6.3.1. Non rileva, a
tali fini, il ritardo con cui la dr.ssa -OMISSIS- ha inserito agli
atti i rapporti redatti in proposito dal ricorrente: in disparte
l’effettiva natura colpevole di tale ritardo, siffatta condotta
può, al più, essere presa in considerazione nell’ambito delle
valutazioni afferenti alla responsabilità disciplinare e
dirigenziale dell’interessata.
6.4. Infine,
l’abbassamento delle qualifiche per gli anni 2011 e 2012 presenta
specifiche motivazioni e, per di più, è ascrivibile solo per il
primo anno alla dr.ssa -OMISSIS-; nel giudizio da lei redatto,
peraltro, veniva comunque confermato il giudizio complessivo di
“ottimo” già riconosciuto negli anni precedenti, condotta certo
non rivelatrice di un atteggiamento vessatorio nei confronti del
ricorrente.
7. In definitiva,
una serena disamina degli atti di causa non disvela la ricorrenza di
una condotta di “mobbing”, costituita da un unitario sistema di
convergenti comportamenti preordinatamente tesi ad una oggettiva,
sistematica, pervasiva e costante azione di discredito sul piano
umano e professionale del subordinato (cfr., da ultimo, Cons.

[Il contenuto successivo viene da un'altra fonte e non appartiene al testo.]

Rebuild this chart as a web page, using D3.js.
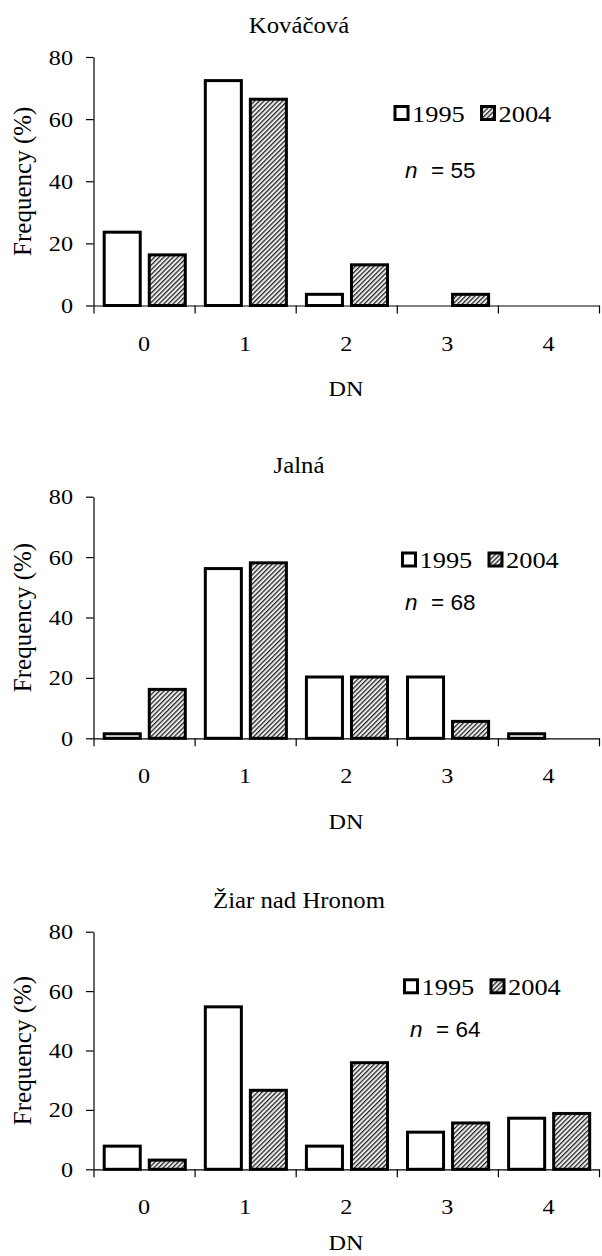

Stato,
Sez. IV, 22 gennaio 2018, n. 384).
7.1. Tanto meno
emerge dagli atti la precisa volontà del personale dirigenziale del
Centro Amministrativo “xxx” di Roma di ledere la figura umana e
professionale del ricorrente.
7.2. Per le esposte
ragioni, pertanto, il ricorso non può che essere rigettato.
8. Possono,
comunque, compensarsi le spese di lite fra il ricorrente e la dr.ssa
-OMISSIS-, in considerazione della delicatezza degli interessi
sottesi alla controversia.
9. Nulla sulle spese
quanto all’Amministrazione, rimasta estranea al giudizio.
P.Q.M.
Il Consiglio di
Stato in sede giurisdizionale (Sezione Quarta), definitivamente
pronunciando sull’appello, come in epigrafe proposto, lo rigetta.
Spese compensate tra
il ricorrente -OMISSIS- e la dr.ssa -OMISSIS-.
Nulla sulle spese
quanto all’Amministrazione.
Ordina che la
presente sentenza sia eseguita dall'autorità amministrativa.
Ritenuto che
sussistano i presupposti di cui all’art. 52, comma 1, d.lgs. 30
giugno 2003 n. 196, a tutela dei diritti o della dignità delle parti
interessate, manda alla Segreteria di procedere all’oscuramento
delle generalità nonché di qualsiasi altro dato idoneo ad
identificare le persone citate nel presente provvedimento.
Così deciso in Roma
nella camera di consiglio del giorno 12 luglio 2018 con l'intervento
dei magistrati:
Filippo Patroni
Griffi, Presidente
Luigi Massimiliano
Tarantino, Consigliere
Luca Lamberti,
Consigliere, Estensore
Daniela Di Carlo,
Consigliere
Alessandro Verrico,
Consigliere
L'ESTENSORE
IL PRESIDENTE
Luca Lamberti
Filippo Patroni
Griffi
IL SEGRETARIO
In caso di
diffusione omettere le generalità e gli altri dati identificativi
dei soggetti interessati nei termini indicati.